Ci si abitua a cogliere la distinzione tra breve termine e lungo termine. Ad esempio, catturare un pezzo nell’immediato può portarci in vantaggio di materiale, ma turba inevitabilmente l’equilibrio che c’era sulla scacchiera, con conseguenze a lungo termine che dobbiamo valutare con attenzione quando, per l’appunto, ci viene offerto un sacrificio. Il gioco ci insegna quindi ad applicare l’intelligenza alla creatività, all’immaginazione, alla simulazione di scenari futuri.

 

v  Intervista a Marina Brunello – pag.176-177-178-179

Pensi che, al di là del fatto che ti prendono tempo, gli Scacchi possano migliorare il rendimento scolastico?

Credo di sì. Giocando alleno moltissimo la memoria, e quindi rispetto ai miei compagni ricordo meglio le lezioni. E poi mi sono accorta che i collegamenti razionali riescono in modo più semplice e veloce. E questo è molto utile in materie come la storia dove, più che le date e i singoli episodi, si tratta di comprendere le dinamiche degli eventi. […]

[…] Perché in Italia le donne giocano così poco?

[…] Di certo non è un gioco semplice e, soprattutto, non è diffuso nelle scuole. […]

Hai detto che gli Scacchi sono utili nella carriera scolastica. Ma li consideri utili anche per la tua crescita personale?

La prima cosa che mi viene in mente è che gli Scacchi sono un ambente più solidale di tanti altri. Ci si trova tutti insieme, siamo tutti uguali e sottoposti alle stesse regole: le condizioni di partenza sono identiche per tutti. E viene spontaneo aiutarsi, solidarizzare, ritrovarsi insieme. Poi insegnano la disciplina.

In che senso?

Ti insegnano a misurare le forze e a gestire i comportamenti, perché chi gioca ad alti livelli sa perfettamente che non può fare le cinque di mattina in discoteca e poi giocare bene il giorno successivo. Bisogna avere regole e orari. E poi ci vuole anche il rispetto assoluto degli avversari. Ancora una cosa: gli Scacchi insegnano a non barare.

 

 

Per finire, vi riporto una domanda che intimamente tutti gli scacchisti italiani si pongono e a cui tutti darebbero una propria personale risposta, ma alla fine rimane sempre dell’amaro in bocca:

Dall’intervista a Gianluigi Melega – pag. 99-100

Una domanda finale: l’Italia non è mai stata in prima fila negli Scacchi per campioni e praticanti. C’è qualcosa nel gioco che contrasta in qualche modo con il nostro carattere nazionale?

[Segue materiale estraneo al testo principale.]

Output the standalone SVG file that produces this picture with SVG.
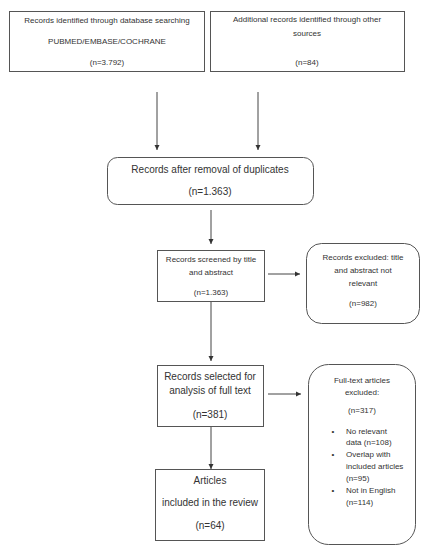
<svg xmlns="http://www.w3.org/2000/svg" width="429" height="550" viewBox="0 0 429 550">
<style>
.box{fill:#fff;stroke:#555;stroke-width:1}
.t{font-family:"Liberation Sans",Arial,sans-serif;fill:#333;text-anchor:middle}
.s8{font-size:8px}
.s9{font-size:9px}
.s10{font-size:10px}
.s11{font-size:11px}
.l{text-anchor:start}
.c{stroke:#444;stroke-width:1;fill:none;marker-end:url(#ah)}
</style>
<defs>
<marker id="ah" markerWidth="6" markerHeight="6" refX="5" refY="3" orient="auto" markerUnits="userSpaceOnUse">
<path d="M0,0.5 L5,3 L0,5.5 Z" fill="#333"/>
</marker>
</defs>
<rect width="429" height="550" fill="#fff"/>
<g id="connectors">
<line class="c" x1="157" y1="92" x2="157" y2="150"/>
<line class="c" x1="258" y1="92" x2="258" y2="150"/>
<line class="c" x1="211" y1="210" x2="211" y2="244"/>
<line class="c" x1="268" y1="274" x2="300" y2="274"/>
<line class="c" x1="211" y1="301" x2="211" y2="361"/>
<line class="c" x1="268" y1="394" x2="301" y2="394"/>
<line class="c" x1="211" y1="426" x2="211" y2="469"/>
</g>
<g id="n1">
<rect class="box" x="9.5" y="11.5" width="195" height="60"/>
<text class="t s8" x="107" y="23">Records identified through database searching</text>
<text class="t s8" x="107" y="44">PUBMED/EMBASE/COCHRANE</text>
<text class="t s8" x="107" y="65">(n=3.792)</text>
</g>
<g id="n2">
<rect class="box" x="210.5" y="11.5" width="194" height="60"/>
<text class="t s8" x="307" y="22">Additional records identified through other</text>
<text class="t s8" x="307" y="36">sources</text>
<text class="t s8" x="307" y="65">(n=84)</text>
</g>
<g id="n3">
<rect class="box" x="107.5" y="157.5" width="206" height="47" rx="10"/>
<text class="t s10" x="210" y="173">Records after removal of duplicates</text>
<text class="t s10" x="210" y="195">(n=1.363)</text>
</g>
<g id="n4">
<rect class="box" x="157.5" y="250.5" width="107" height="51"/>
<text class="t s8" x="211" y="262">Records screened by title</text>
<text class="t s8" x="211" y="275">and abstract</text>
<text class="t s8" x="211" y="295">(n=1.363)</text>
</g>
<g id="n5">
<rect class="box" x="306.5" y="243.5" width="113" height="80" rx="15"/>
<text class="t s8" x="363" y="260">Records excluded: title</text>
<text class="t s8" x="363" y="273">and abstract not</text>
<text class="t s8" x="363" y="286">relevant</text>
<text class="t s8" x="363" y="306">(n=982)</text>
</g>
<g id="n6">
<rect class="box" x="157.5" y="365.5" width="106" height="61"/>
<text class="t s10" x="210" y="380">Records selected for</text>
<text class="t s10" x="210" y="394">analysis of full text</text>
<text class="t s10" x="210" y="418">(n=381)</text>
</g>
<g id="n7">
<rect class="box" x="308.5" y="364.5" width="107" height="180" rx="20"/>
<text class="t s8" x="362" y="383">Full-text articles</text>
<text class="t s8" x="362" y="395">excluded:</text>
<text class="t s8" x="362" y="413">(n=317)</text>
<g class="t s8">
<text class="t s8" x="333" y="434">•</text>
<text class="t s8 l" x="346" y="434">No relevant</text>
<text class="t s8 l" x="346" y="445">data (n=108)</text>
<text class="t s8" x="333" y="457">•</text>
<text class="t s8 l" x="346" y="457">Overlap with</text>
<text class="t s8 l" x="346" y="469">included articles</text>
<text class="t s8 l" x="346" y="481">(n=95)</text>
<text class="t s8" x="333" y="493">•</text>
<text class="t s8 l" x="346" y="493">Not in English</text>
<text class="t s8 l" x="346" y="505">(n=114)</text>
</g>
</g>
<g id="n8">
<rect class="box" x="155.5" y="469.5" width="109" height="71"/>
<text class="t s10" x="210" y="484">Articles</text>
<text class="t s10" x="210" y="506">included in the review</text>
<text class="t s10" x="210" y="529">(n=64)</text>
</g>
</svg>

Può darsi. Gli Scacchi richiedono una particolare combinazione di caratteristiche psicologiche: bisogna coniugare la concretezza con l’astrazione, l’intelligenza geometrica con l’inventiva. Ma l’invenzione non può mai esulare dalle regole imposte dal gioco. Chi accetta la disciplina degli Scacchi, accetta anche una visione disciplinata della propria esistenza. Gli italiani forse si sentono ingabbiati in queste forme rigorose, hanno una visione più romantica di sé stessi, si sentono chiamati a compiere imprese fuori dal comune e, qualche volta, fuori dalle regole.